Government II

The Schlieffen Plan was perfect. Germany would move rapidly through the Low Countries, end run French defenses at the border, reach Paris and the war would be over. The plan failed, and by the winter of 1914 there were millions dead. By then, the purpose of the Great War was unclear to the nations involved and certainly to the combatants, yet on it went – for four more years. Everyone had a plan.

Good government is like the dog that didn’t bark – you don’t appreciate it because it creates no disturbance; when it succeeds, you hardly notice it at all. When government fails, as it did with World War I, it creates catastrophic suffering, death, and tremendous destruction.

Like tobacco, I had never intended to be involved in housing. But my interest in good urban planning ran headlong into worries over “affordability,” a qualitative and unmeasurable, subjective relationship between people and price.

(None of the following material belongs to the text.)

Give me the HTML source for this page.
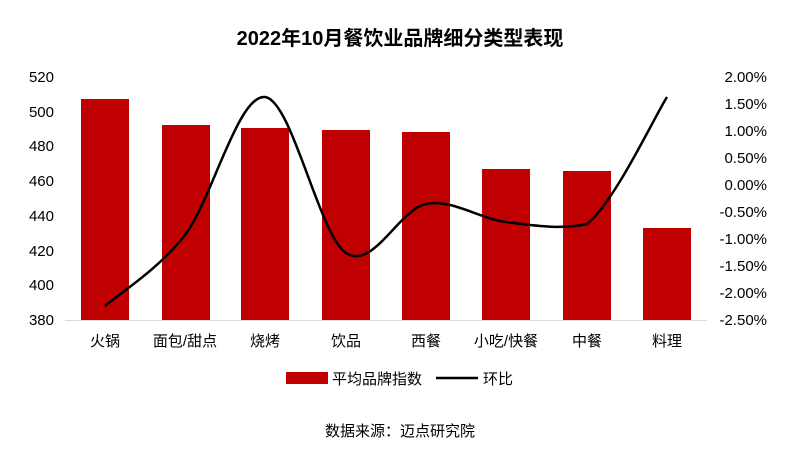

Price, however, is simple. Price is the quantitative indicator of supply and demand. Today, I can’t buy toilet paper at any price; an airline ticket back to my hometown is less than $200. Lots of people want toilet paper but nobody wants to fly to Albuquerque.

When confronted with data and sentiment, politicians yield to sentiment, like how price feels. If we allow more housing construction, they think, prices will stay high, more money will be made, and people will still suffer. The only answer, therefore, is more constraints on development to limit profits.

Friedrich Hayek’s articulation of spontaneous order is not ideological but a report of reality. People know how to solve problems; they don’t need a plan. Plans are about outcomes, good government is about opportunity through order. Outcomes are good for campaign brochures; uncertainty means unlikely winners and losers. Freedom means uncertainty, but uncertainty creates opportunity.